The successful collaboration with XSEDE in PRACE-3IP could be extended to other infrastructures world-wide, with a further call to address interoperability between the infrastructures and address common services. Finally, it is important to underline how many research infrastructures might not access computing and data services directly, but rather through work-flow engines that, coupling different services together, can perform complex tasks easily. This is one of the reasons why ensuring the interoperability between PRACE and other e-Infrastructures is fundamental to improve the users experience and raise the awareness around PRACE services.
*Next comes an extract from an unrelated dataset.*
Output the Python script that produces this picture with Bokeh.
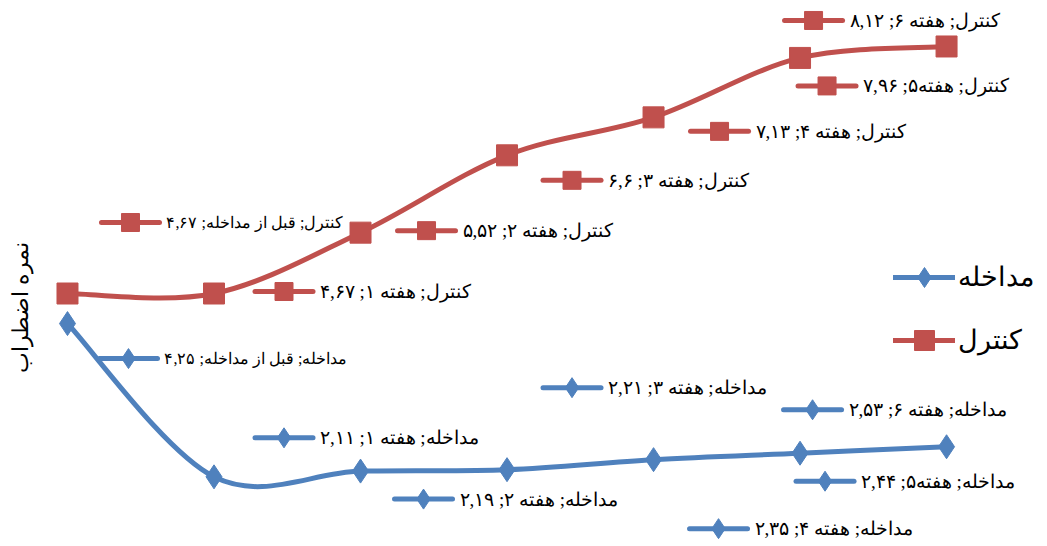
import math
from bokeh.plotting import figure
from bokeh.models import Range1d, Label, Legend, LegendItem
from bokeh.core.properties import value
from bokeh.embed import file_html
from bokeh.resources import INLINE

# ---- data ----
categories = ["قبل از مداخله", "هفته ۱", "هفته ۲", "هفته ۳", "هفته ۴", "هفته۵", "هفته ۶"]
control = [4.67, 4.67, 5.52, 6.60, 7.13, 7.96, 8.12]
intervention = [4.25, 2.11, 2.19, 2.21, 2.35, 2.44, 2.53]
name_int = "مداخله"
name_ctrl = "کنترل"
y_title = "نمره اضطراب"

RED = "#C0504D"
BLUE = "#4F81BD"
FONT = "Liberation Serif"

W, H = 1047, 546
X0, X1 = -0.4573, 6.689
Y0, Y1 = 1.137, 8.762
PX_X = W / (X1 - X0)
PX_Y = H / (Y1 - Y0)

# label layout offsets in pixels (key-marker centre relative to point; +dy = downwards)
ctrl_dx = [63, 70, 66, 65, 66, 27, -133]
ctrl_dy = [-71, -2, -2, 25, 14, 28, -26]
int_dx = [61, 70, 63, 65, 65, 25, -134]
int_dy = [35, -39, 28, -82, 69, 28, -37]

P_DIG = str.maketrans("0123456789.", "۰۱۲۳۴۵۶۷۸۹,")


def fmt(v):
    return f"{v:g}".translate(P_DIG)


def bez(vals):
    n = len(vals)
    xs = list(range(n))
    out = dict(x0=[], y0=[], x1=[], y1=[], cx0=[], cy0=[], cx1=[], cy1=[])
    for i in range(n - 1):
        pm = max(i - 1, 0)
        pp = min(i + 2, n - 1)
        out["x0"].append(xs[i]); out["y0"].append(vals[i])
        out["x1"].append(xs[i + 1]); out["y1"].append(vals[i + 1])
        out["cx0"].append(xs[i] + (xs[i + 1] - xs[pm]) / 6)
        out["cy0"].append(vals[i] + (vals[i + 1] - vals[pm]) / 6)
        out["cx1"].append(xs[i + 1] - (xs[pp] - xs[i]) / 6)
        out["cy1"].append(vals[i + 1] - (vals[pp] - vals[i]) / 6)
    return out


p = figure(width=W, height=H, x_range=Range1d(X0, X1), y_range=Range1d(Y0, Y1),
           output_backend="svg", toolbar_location=None, min_border=0,
           x_axis_location=None, y_axis_location=None, outline_line_color=None)
p.xgrid.visible = False
p.ygrid.visible = False

xs = list(range(len(categories)))

# intervention series
b_int = p.bezier(**bez(intervention), line_color=BLUE, line_width=5, line_cap="round")
s_int = p.scatter(xs, intervention, marker="diamond", size=24, fill_color=BLUE, line_color=BLUE)
# control series
b_ctrl = p.bezier(**bez(control), line_color=RED, line_width=5, line_cap="round")
s_ctrl = p.scatter(xs, control, marker="square", size=21, fill_color=RED, line_color=RED)


def data_labels(vals, name, dxs, dys, color, marker, msize):
    kx, ky, tx, txt, sizes = [], [], [], [], []
    for i, v in enumerate(vals):
        mx = xs[i] + dxs[i] / PX_X
        my = v - dys[i] / PX_Y
        kx.append(mx); ky.append(my)
        tx.append(mx + 36 / PX_X)
        txt.append(f"{name}; {categories[i]}; {fmt(v)}")
        sizes.append("16px" if i == 0 else "19px")
    half = 29 / PX_X
    p.segment(x0=[k - half for k in kx], y0=ky, x1=[k + half for k in kx], y1=ky,
              line_color=color, line_width=5, line_cap="round")
    p.scatter(kx, ky, marker=marker, size=msize, fill_color=color, line_color=color)
    p.text(x=tx, y=ky, text=txt, text_font=value(FONT), text_font_size=sizes,
           text_baseline="middle", text_align="left", text_color="#000000")


data_labels(control, name_ctrl, ctrl_dx, ctrl_dy, RED, "square", 18)
data_labels(intervention, name_int, int_dx, int_dy, BLUE, "diamond", 20)

legend = Legend(items=[LegendItem(label=name_int, renderers=[b_int, s_int]),
                       LegendItem(label=name_ctrl, renderers=[b_ctrl, s_ctrl])],
                location=(893, 181), orientation="vertical",
                glyph_width=62, glyph_height=50, spacing=13, padding=0, margin=0,
                label_standoff=3, label_text_font=FONT, label_text_font_size="27px",
                label_text_color="#000000", border_line_color=None,
                background_fill_alpha=0)
p.add_layout(legend, "center")

p.add_layout(Label(x=20, y=239, x_units="screen", y_units="screen", text=y_title,
                   angle=math.pi / 2, text_align="center", text_baseline="middle",
                   text_font=FONT, text_font_size="22px", text_color="#000000"))

open("out.html", "w").write(file_html(p, INLINE))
Enabling Applications Codes for PRACE Systems
Task will provide applications enabling support for selected codes that are important for the European academic research and industrial communities. This will include projects that are successful in applying for Preparatory Access (PA) or through SHAPE. In the field of PRACE 2.0 “Tier-1 services for Tier-0”, PA calls will cover both Tier-0 and Tier-1, where the Tier-1 focus will be on applications that could scale towards Tier-0. Task 7.1 will collaborate with the PRACE aisbl office on the Calls for Support for PA and SHAPE. These Calls will continue to be on a regular schedule and we will also provide technical input into the peer review processes. Work with these selected applications codes may either focus on improving the performance of a specific application code, or on support for solving a particular computational problem, or on overcoming the barriers that prevent effective use of HPC. The results will generally include quantitative measures of the improvement in performance and scaling, and these will be reported using the standard PRACE applications reporting template. Task 7.1 will ensure that there is an increasing range of important applications that can run efficiently on state-of-the-art supercomputers.
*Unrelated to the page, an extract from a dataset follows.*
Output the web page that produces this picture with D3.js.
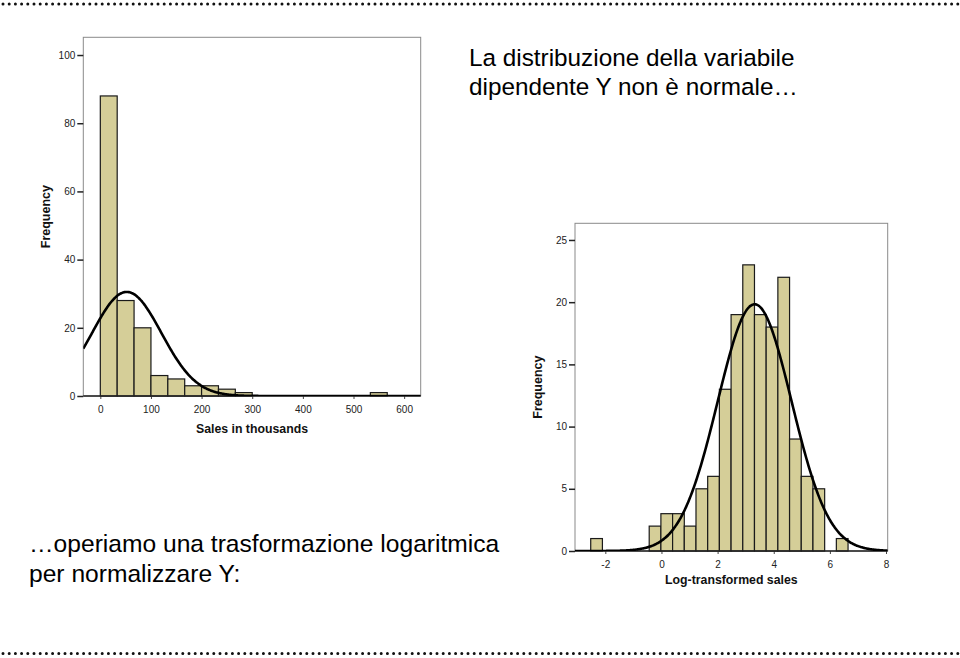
<!DOCTYPE html>
<html>
<head>
<meta charset="utf-8">
<script src="https://cdn.jsdelivr.net/npm/d3@7"></script>
<style>
  html, body { margin: 0; padding: 0; background: #fff; }
  svg { display: block; font-family: "Liberation Sans", Arial, Helvetica, sans-serif; }
</style>
</head>
<body>
<svg id="chart" width="960" height="658"></svg>
<script>
// ---------- DATA ----------
// Left histogram: Sales in thousands
const salesBinStart = 0;
const salesBinWidth = 33.33;
const salesCounts = [88, 28, 20, 6, 5, 3, 3, 2, 1, 0, 0, 0, 0, 0, 0, 0, 1];
const salesXTicks = [0, 100, 200, 300, 400, 500, 600];
const salesYTicks = [0, 20, 40, 60, 80, 100];
const salesNormal = { mean: 52.2, sd: 68.4, n: 157 };

// Right histogram: Log-transformed sales
const logBinStart = -2.52;
const logBinWidth = 0.4167;
const logCounts = [1, 0, 0, 0, 0, 2, 3, 3, 2, 5, 6, 13, 19, 23, 19, 18, 22, 9, 6, 5, 0, 1];
const logXTicks = [-2, 0, 2, 4, 6, 8];
const logYTicks = [0, 5, 10, 15, 20, 25];
const logNormal = { mean: 3.32, sd: 1.316, n: 157 };

const titleLines = ["La distribuzione della variabile", "dipendente Y non è normale…"];
const noteLines = ["…operiamo una trasformazione logaritmica", "per normalizzare Y:"];

// ---------- DRAW ----------
const svg = d3.select("#chart");
const BAR_FILL = "#d5ce98";

// dotted borders
[4, 653.5].forEach(y => {
  svg.append("line")
    .attr("x1", 3).attr("x2", 958).attr("y1", y).attr("y2", y)
    .attr("stroke", "#111").attr("stroke-width", 3)
    .attr("stroke-linecap", "round")
    .attr("stroke-dasharray", "0 6.2");
});

function histogram(cfg) {
  const g = svg.append("g");
  const x = d3.scaleLinear().domain(cfg.xDomain).range([cfg.left, cfg.right]);
  const y = d3.scaleLinear().domain(cfg.yDomain).range([cfg.bottom, cfg.top]);
  const clipId = cfg.id + "-clip";
  svg.append("clipPath").attr("id", clipId)
    .append("rect").attr("x", cfg.left).attr("y", cfg.top - 2)
    .attr("width", cfg.right - cfg.left).attr("height", cfg.bottom - cfg.top + 2);

  // frame
  g.append("rect")
    .attr("x", cfg.left).attr("y", cfg.top)
    .attr("width", cfg.right - cfg.left).attr("height", cfg.bottom - cfg.top)
    .attr("fill", "none").attr("stroke", "#8a8a8a").attr("stroke-width", 1);

  // bars
  const bins = cfg.counts.map((c, i) => ({
    x0: cfg.binStart + i * cfg.binWidth,
    x1: cfg.binStart + (i + 1) * cfg.binWidth,
    c
  })).filter(d => d.c > 0);
  g.append("g").selectAll("rect").data(bins).join("rect")
    .attr("x", d => x(d.x0)).attr("width", d => x(d.x1) - x(d.x0))
    .attr("y", d => y(d.c)).attr("height", d => y(0) - y(d.c))
    .attr("fill", BAR_FILL).attr("stroke", "#1a1a1a").attr("stroke-width", 1.2);

  // y axis
  const yAxis = d3.axisLeft(y).tickValues(cfg.yTicks).tickSize(6).tickPadding(2)
    .tickFormat(d => String(d));
  const ya = g.append("g").attr("transform", `translate(${cfg.left},0)`).call(yAxis);
  ya.select(".domain").remove();
  ya.selectAll(".tick line").attr("stroke", "#222").attr("stroke-width", 1.5);
  ya.selectAll(".tick text").attr("font-size", 10).attr("fill", "#222")
    .attr("font-family", "Liberation Sans, Arial, sans-serif");

  // x axis
  const xAxis = d3.axisBottom(x).tickValues(cfg.xTicks).tickSize(3).tickPadding(7)
    .tickFormat(d => String(d));
  const xa = g.append("g").attr("transform", `translate(0,${cfg.bottom})`).call(xAxis);
  xa.select(".domain").remove();
  xa.selectAll(".tick line").attr("stroke", "#444").attr("stroke-width", 1);
  xa.selectAll(".tick text").attr("font-size", 10).attr("fill", "#222")
    .attr("font-family", "Liberation Sans, Arial, sans-serif");
  g.append("line").attr("x1", cfg.left).attr("x2", cfg.right)
    .attr("y1", cfg.bottom).attr("y2", cfg.bottom)
    .attr("stroke", "#222").attr("stroke-width", 1.5);

  // normal curve
  const nc = cfg.normal;
  const scale = nc.n * cfg.binWidth / (nc.sd * Math.sqrt(2 * Math.PI));
  const xs = d3.range(0, 401).map(i => cfg.xDomain[0] + (cfg.xDomain[1] - cfg.xDomain[0]) * i / 400);
  const line = d3.line()
    .x(v => x(v))
    .y(v => y(scale * Math.exp(-((v - nc.mean) ** 2) / (2 * nc.sd * nc.sd))))
    .curve(d3.curveBasis);
  g.append("path").datum(xs).attr("d", line)
    .attr("clip-path", `url(#${clipId})`)
    .attr("fill", "none").attr("stroke", "#000").attr("stroke-width", 2.6);

  // axis titles
  g.append("text")
    .attr("transform", `translate(${cfg.left - 33},${(cfg.top + cfg.bottom) / 2}) rotate(-90)`)
    .attr("text-anchor", "middle").attr("font-size", 12.5).attr("font-weight", "bold")
    .attr("fill", "#111").text("Frequency");
  g.append("text")
    .attr("x", (cfg.left + cfg.right) / 2).attr("y", cfg.bottom + cfg.xTitleOffset)
    .attr("text-anchor", "middle").attr("font-size", 12.3).attr("font-weight", "bold")
    .attr("fill", "#111").text(cfg.xTitle);
}

histogram({
  id: "sales",
  left: 83.3, right: 420.7, top: 37.3, bottom: 396,
  xDomain: [-33.6, 632.7], yDomain: [0, 105.2],
  counts: salesCounts, binStart: salesBinStart, binWidth: salesBinWidth,
  xTicks: salesXTicks, yTicks: salesYTicks, normal: salesNormal,
  xTitle: "Sales in thousands", xTitleOffset: 37
});

histogram({
  id: "log",
  left: 575, right: 887.7, top: 223.3, bottom: 551,
  xDomain: [-3.08, 8.06], yDomain: [0, 26.34],
  counts: logCounts, binStart: logBinStart, binWidth: logBinWidth,
  xTicks: logXTicks, yTicks: logYTicks, normal: logNormal,
  xTitle: "Log-transformed sales", xTitleOffset: 33
});

// title text
svg.append("g").selectAll("text").data(titleLines).join("text")
  .attr("x", 469).attr("y", (d, i) => 66 + i * 28.5)
  .attr("font-size", 24.3).attr("fill", "#000").text(d => d);

svg.append("g").selectAll("text").data(noteLines).join("text")
  .attr("x", 29).attr("y", (d, i) => 551.5 + i * 30.5)
  .attr("font-size", 24.6).attr("fill", "#000").text(d => d);
</script>
</body>
</html>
Supporting European HPC Researchers
This task will disseminate information that will help the European HPC community benefit from current and future HPC systems. Much of this work will support and enhance the PRACE training activities. Task will maintain and extend the successful series of best practice guides to new architectures/systems; during the timeframe of this project, likely architectures include Haswell/Broadwell x86 processors and many-core/accelerators (nVIDIA and Intel Knight’s Landing). This task will also update and maintain the Unified European Applications Benchmark Suite (UEABS) produced by PRACE-2IP and continued by PRACE-3IP, so that it can be used as one of the benchmarks in future procurements and to help European researchers chose systems that are appropriate for their computational requirements. Benchmark performance is also useful for monitoring of the performance/power of systems. Task will contribute appropriate code samples in a variety of key programming paradigms.